06/08/2026
My country music hero!
SHE MARRIED AS A TEENAGER. HAD FOUR KIDS BEFORE 20. THEY CALLED LORETTA LYNN LUCKY — BUT LUCK NEVER HAD TO FIGHT NASHVILLE THAT HARD. Loretta Lynn grew up in Butcher Hollow, Kentucky, in a house without electricity or running water. A coal miner's daughter who learned early that poor women did not get many soft places to land. She could have disappeared into the kind of life nobody writes songs about. Instead, she wrote the songs.
Nashville let her in. Then spent years trying to decide how much truth a woman was allowed to tell. She sang about birth control. Banned. She sang about cheating husbands. Banned.

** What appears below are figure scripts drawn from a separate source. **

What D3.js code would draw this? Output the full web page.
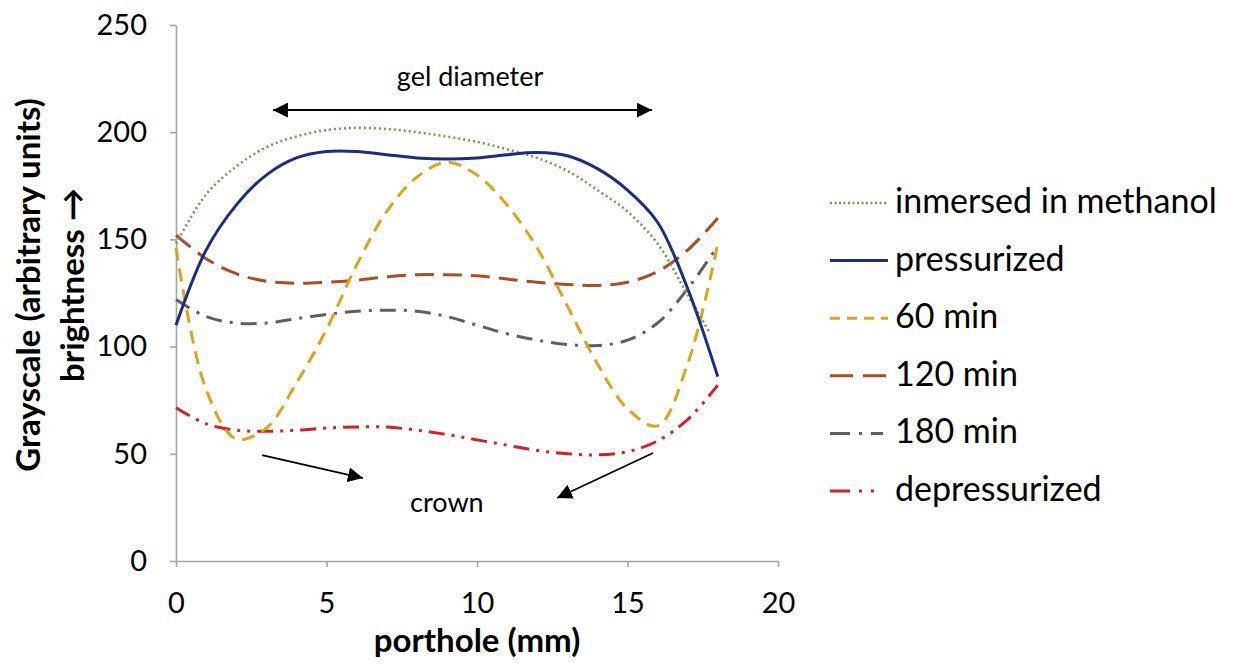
<!DOCTYPE html>
<html><head><meta charset="utf-8">
<script src="https://cdn.jsdelivr.net/npm/d3@7"></script>
<style>
body{margin:0;background:#fff}
svg{display:block}
text{font-family:Lato,"Open Sans",sans-serif;fill:#000}
</style>
</head><body>
<svg id="chart" width="1235" height="666"></svg>
<script>
// ---- data ----
const xTicks = [0, 5, 10, 15, 20];
const yTicks = [0, 50, 100, 150, 200, 250];
const xs = [0,1,2,3,4,5,6,7,8,9,10,11,12,13,14,15,16,17,18];
const xsMethanol = [0,1,2,3,4,5,6,7,8,9,10,11,12,13,14,15,16,17,17.75];
const seriesNames = ["inmersed in methanol","pressurized","60 min","120 min","180 min","depressurized"];
const methanol     = [148,171,184,193,198,201,202,201.5,200,198,195.5,192,188,182,173,163,148,124,106];
const pressurized  = [110,145,166,180,188,191,191,189.5,188,187.5,188,189.5,190.5,189,183,173,158,127,86];
const min60        = [146,80,57,62,83,108,138,163,179,186,180,166,146,119,92,71,63,92,148];
const min120       = [152,141,134,130.5,129.5,130,131,132.5,133.5,133.5,133,131.5,130,129,128.5,130,135,145,160];
const min180       = [122,114,111,111,113,115,116.5,117,116.5,114,110,106,103,101,100.5,103,111,127,147];
const depressurized= [71.5,64,61,60.5,61,62,62.5,62.5,61,59,56.5,54,51.5,50,49.5,51,56,66,82];
const xTitle = "porthole (mm)";
const yTitleLines = ["Grayscale (arbitrary units)", "brightness \u2192"];
// annotations (data coordinates)
const gelLabel = {text:"gel diameter", x:9.77, y:221.5};
const gelArrow = [[3.22,210.3],[15.81,210.3]];
const crownLabel = {text:"crown", x:9.0, y:22.9};
const crownArrows = [[[2.86,49.4],[6.21,38.7]], [[15.85,50.4],[12.66,29.4]]];

// ---- styles ----
const colors = ["#6f9e52","#1c2d7e","#d8a520","#a84f25","#5f5f5f","#d42027"];
const dashes = ["2,3", null, "13,8", "19,9", "16,8,3,8", "16,7,3,7,3,7"];
const legendDashes = ["2,2.5", null, "10,7", "23,10", "20,9,3,9,12", "20,9,3,9,3"];

const svg = d3.select("#chart");
const x = d3.scaleLinear().domain([0,20]).range([176,778]);
const y = d3.scaleLinear().domain([0,250]).range([561,25]);

const axisColor = "#a3a3a3";
const gy = svg.append("g").attr("transform","translate(176,0)")
  .call(d3.axisLeft(y).tickValues(yTicks).tickSize(6).tickSizeOuter(0).tickPadding(23));
const gx = svg.append("g").attr("transform","translate(0,561)")
  .call(d3.axisBottom(x).tickValues(xTicks).tickSize(6).tickSizeOuter(0).tickPadding(25));
[gx, gy].forEach(g => {
  g.selectAll("path,line").attr("stroke", axisColor).attr("stroke-width", 1.6);
  g.selectAll("text").style("font-family","Lato,sans-serif").style("font-size","29px").attr("fill","#111");
});

// series
const all = [
  {name:seriesNames[0], xv:xsMethanol, yv:methanol},
  {name:seriesNames[1], xv:xs, yv:pressurized},
  {name:seriesNames[2], xv:xs, yv:min60},
  {name:seriesNames[3], xv:xs, yv:min120},
  {name:seriesNames[4], xv:xs, yv:min180},
  {name:seriesNames[5], xv:xs, yv:depressurized}
];
const line = d3.line().x(d=>x(d[0])).y(d=>y(d[1])).curve(d3.curveCatmullRom.alpha(0.5));
const drawOrder = [5,4,3,2,0,1];
drawOrder.forEach(i => {
  const s = all[i];
  const pts = s.xv.map((v,k)=>[v, s.yv[k]]);
  svg.append("path").datum(pts).attr("d", line)
    .attr("fill","none").attr("stroke", colors[i])
    .attr("stroke-width", i===0 ? 2.6 : 3)
    .attr("stroke-dasharray", dashes[i]);
});

// legend
const lg = svg.append("g");
all.forEach((s,i) => {
  const ly = 203 + i*57.6;
  lg.append("line").attr("x1",830).attr("x2",888).attr("y1",ly).attr("y2",ly)
    .attr("stroke",colors[i]).attr("stroke-width", i===0 ? 2.4 : 3)
    .attr("stroke-dasharray", legendDashes[i]);
  lg.append("text").attr("x",895).attr("y",ly+10).style("font-size","34px").text(s.name);
});

// axis titles
svg.append("text").attr("x",477).attr("y",652).attr("text-anchor","middle")
  .style("font-size","33px").style("font-weight","bold").text(xTitle);
yTitleLines.forEach((t,i) => {
  svg.append("text").attr("transform",`translate(${40+i*44},285) rotate(-90)`)
    .attr("text-anchor","middle").style("font-size","33px").style("font-weight","bold").text(t);
});

// annotations
const defs = svg.append("defs");
defs.append("marker").attr("id","head").attr("viewBox","0 0 10 10")
  .attr("refX",10).attr("refY",5).attr("markerWidth",15).attr("markerHeight",15)
  .attr("markerUnits","userSpaceOnUse").attr("orient","auto-start-reverse")
  .append("path").attr("d","M0,0 L10,5 L0,10 Z").attr("fill","#000");

svg.append("line")
  .attr("x1",x(gelArrow[0][0])).attr("y1",y(gelArrow[0][1]))
  .attr("x2",x(gelArrow[1][0])).attr("y2",y(gelArrow[1][1]))
  .attr("stroke","#000").attr("stroke-width",2)
  .attr("marker-start","url(#head)").attr("marker-end","url(#head)");
svg.append("text").attr("x",x(gelLabel.x)).attr("y",y(gelLabel.y)).attr("text-anchor","middle")
  .style("font-size","27px").text(gelLabel.text);

crownArrows.forEach(a => {
  svg.append("line")
    .attr("x1",x(a[0][0])).attr("y1",y(a[0][1]))
    .attr("x2",x(a[1][0])).attr("y2",y(a[1][1]))
    .attr("stroke","#000").attr("stroke-width",1.8)
    .attr("marker-end","url(#head)");
});
svg.append("text").attr("x",x(crownLabel.x)).attr("y",y(crownLabel.y)).attr("text-anchor","middle")
  .style("font-size","27px").text(crownLabel.text);
</script>
</body></html>
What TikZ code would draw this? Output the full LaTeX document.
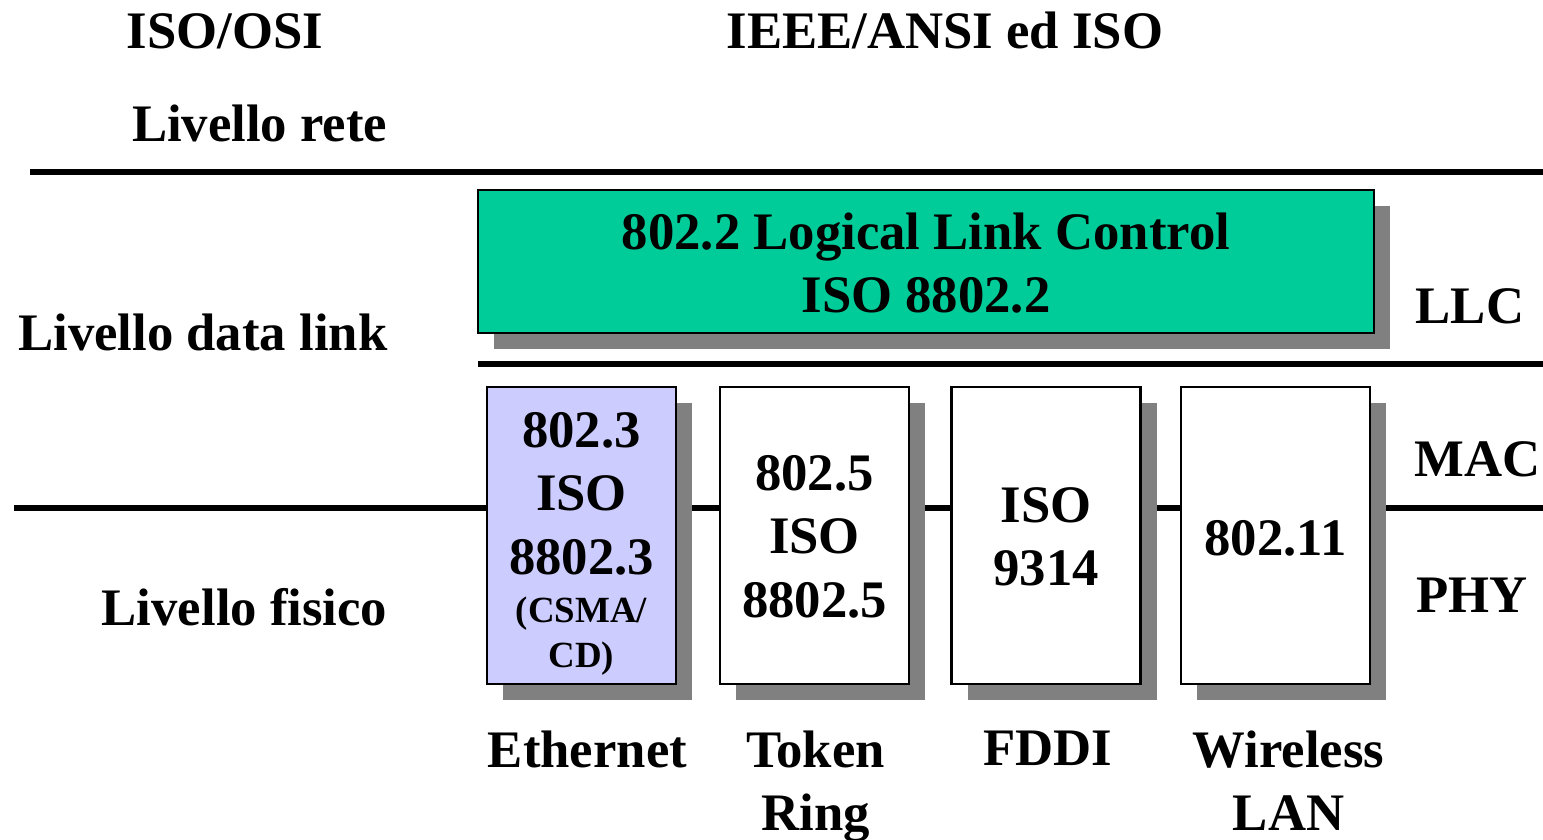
\documentclass[tikz,border=0pt]{standalone}
\usepackage{fontspec}
\setmainfont{Liberation Serif}
\usetikzlibrary{shadows}
\definecolor{llcgreen}{RGB}{0,204,153}
\definecolor{ethblue}{RGB}{204,204,255}
\definecolor{shadowgray}{RGB}{128,128,128}
\tikzset{
  layerline/.style={line width=1.6pt},
  txt/.style={inner sep=0pt, font=\fontsize{15}{18}\selectfont\bfseries},
  shadowbox/.style={draw, line width=.7pt, fill=white, inner sep=0pt,
    drop shadow={shadow xshift=.16cm, shadow yshift=-.16cm, fill=shadowgray, opacity=1}},
  macbox/.style={shadowbox, minimum width=1.89cm, minimum height=2.97cm},
}
\newcommand{\smalltxt}{\fontsize{10.5}{12.6}\selectfont}
\begin{document}
\begin{tikzpicture}
\useasboundingbox (0,0) rectangle (15.43,-8.39);
% layer boundaries
\coordinate (reteL) at (0.30,-1.72);
\coordinate (reteR) at (15.43,-1.72);
\coordinate (llcL) at (4.78,-3.64);
\coordinate (llcR) at (15.43,-3.64);
\coordinate (phyL) at (0.14,-5.08);
\coordinate (phyR) at (15.43,-5.08);
\draw[layerline] (reteL) -- (reteR);
\draw[layerline] (llcL) -- (llcR);
\draw[layerline] (phyL) -- (phyR);
% titles and levels
\node[txt, anchor=base] (osi) at (2.25,-0.48) {ISO/OSI};
\node[txt, anchor=base] (ieee) at (9.45,-0.48) {IEEE/ANSI ed ISO};
\node[txt, anchor=base east] (rete) at (3.88,-1.41) {Livello rete};
\node[txt, anchor=base east] (dlink) at (3.88,-3.50) {Livello data link};
\node[txt, anchor=base east] (fisico) at (3.88,-6.25) {Livello fisico};
\node[txt, anchor=base west] (llclab) at (14.15,-3.23) {LLC};
\node[txt, anchor=base west] (maclab) at (14.14,-4.76) {MAC};
\node[txt, anchor=base west] (phylab) at (14.16,-6.12) {PHY};
% LLC
\node[shadowbox, fill=llcgreen, minimum width=8.96cm, minimum height=1.43cm] (llc) at (9.26,-2.615) {};
\node[txt, align=center, anchor=north] (llctxt) at ([yshift=-.23cm]llc.north) {802.2 Logical Link Control\\ISO 8802.2};
% MAC / PHY
\node[macbox, fill=ethblue] (eth) at (5.815,-5.355) {};
\node[macbox] (token) at (8.145,-5.355) {};
\node[macbox] (fddi) at (10.46,-5.355) {};
\node[macbox] (wlan) at (12.755,-5.355) {};
\node[txt, align=center, anchor=north] (ethtxt) at ([yshift=-.26cm]eth.north)
  {802.3\\ISO\\8802.3\\[-4.1pt]{\smalltxt (CSMA/}\\[-5.2pt]{\smalltxt CD)}};
\node[txt, align=center, anchor=north] (tokentxt) at ([yshift=-.69cm]token.north) {802.5\\ISO\\8802.5};
\node[txt, align=center, anchor=north] (fdditxt) at ([yshift=-1.01cm]fddi.north) {ISO\\9314};
\node[txt, align=center, anchor=north] (wlantxt) at ([yshift=-1.34cm]wlan.north) {802.11};
% networks
\node[txt, align=center, anchor=north] (ethlab) at (5.875,-7.30) {Ethernet};
\node[txt, align=center, anchor=north] (toklab) at (8.155,-7.30) {Token\\Ring};
\node[txt, align=center, anchor=north] (fddilab) at (10.475,-7.30) {FDDI};
\node[txt, align=center, anchor=north] (wlanlab) at (12.885,-7.30) {Wireless\\LAN};
\end{tikzpicture}
\end{document}
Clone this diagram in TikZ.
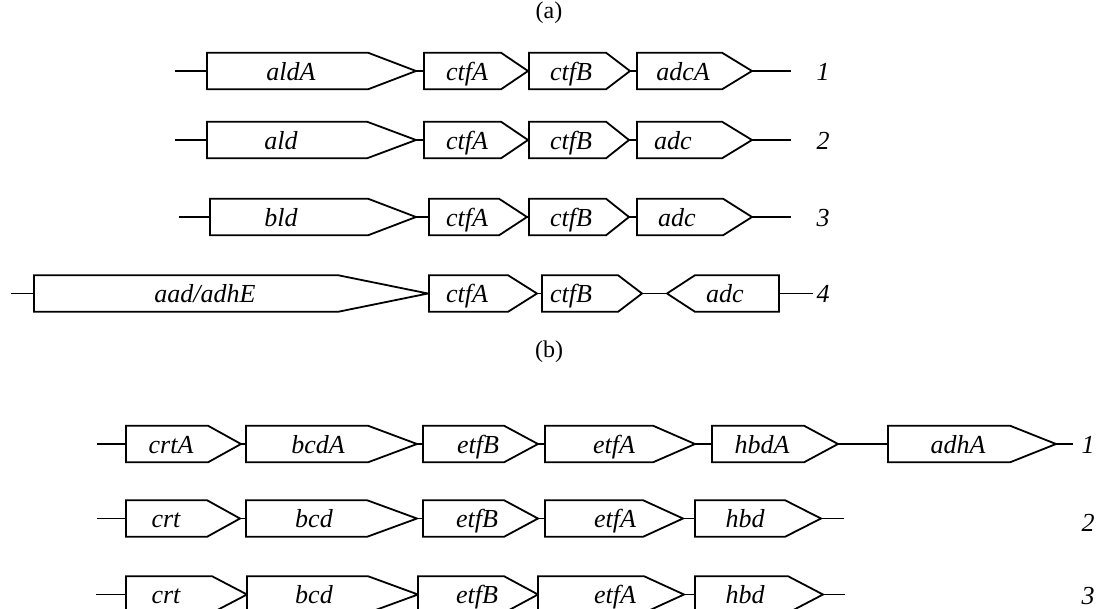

She sang about double standards, pregnancy, anger, and the private wars women were expected to survive quietly. Banned. The problem was never that she was wrong. The problem was that she was saying it out loud. Sixteen #1 hits. The first woman named CMA Entertainer of the Year.
Decades later, Jack White drove to Hurricane Mills, Tennessee just to record with her — because even rock and roll knew Nashville had never fully caught up to Loretta Lynn. She was still writing songs at 89. She died in 2022. Maybe it's time the rest of us stopped calling Loretta Lynn lucky. She was the woman Nashville tried to soften for sixty years — who outlasted every single person who told her no.